Brexit has drawn extra attention on the House of Parliament in the UK, a body, like our Dáil, which we probably take for granted.
Recently, thanks to the Naas branch of Barker and Jones’ ‘out of print books’ section, I came across Thereby Hangs A Tale, by Charles Earle Funk — a book about the origin of words themselves.
The term “ballot”, he said, originally meant “little ball” which comes from the Italian “ballotta”. It came into usage because a former method of voting was through the use of a small ball — white or black — dropped secretly into a container. In ancient Athens judges used balls to give verdicts.
According to an excellent publication, The History of the Parliamentary Franchise, (Research Paper 13/14), published by the UK House of Commons Library (and available online), voting was once a very public affair, done with a show of hands. Very few adults had a legal right to vote.
While the word “parliament” was first used in the 1200s, its members were an elite group surrounding the king. The main qualification for the right to vote was the ownership of property — usually vast amounts of it.

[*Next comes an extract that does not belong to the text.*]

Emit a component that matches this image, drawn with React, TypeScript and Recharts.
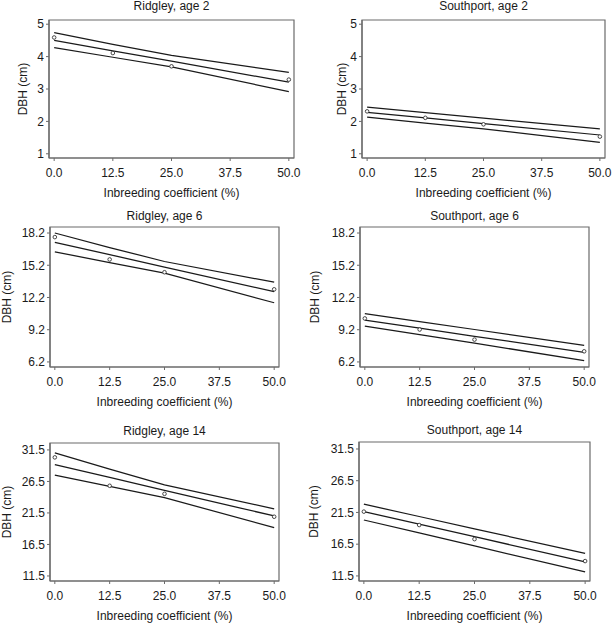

Some say the modern Irish and British electoral system started with the Great Reform Act of 1832. In fact, there were over ten Acts in subsequent years, each increasing the number and sectors of society allowed to vote, gradually increasing the proportion of adults legally entitled to the franchise.
In the UK, it was only in 1928 that men and women had an equal right to vote. A 1918 Act brought to 50% the proportion of the adult population (men aged 21 or over) entitled to cast a ballot. But that Act only allowed women aged 30 or over to vote.
At most turns, the reigning powers tried to block reform towards votes for all adults. However, one pro-reform MP took his own life after his vote for reform — against his party's wishes — in the run up to the 1832 Act being passed.
Despite its importance, many felt the 1832 Act did little for the lower classes. It increased the electorate (those entitled to vote) to just 3% in 1833.
Up to an 1872 act votes were cast by a “public show of hands”. In 1831, there was an attempt to introduce a secret ballot on the basis that corruption and intimidation were rife but it did not pass. It was not until the Ballot Act of 1872 that secrecy was introduced. In 1870, a House of Commons select committe found that, in municipal elections “many voters would not vote unless paid, sometimes in drink tickets rather than cash, and rioting often took place on polling day.” It recommended not only secret balloting, but also the closing of pubs on polling days, and the banning of pub rooms as election committee rooms.
This, it concluded, would lead to “tranquility” and protect voters from undue influence and intimidation. The bill was passed by the House of Commons but rejected by the House of Lords.
Reintroduced the next year it was passed “with little enthusiasm” by the two Houses.
By 1906, there were 500 voters in Worcester, mainly of the “needy and loafing classes”. Something had indeed changed.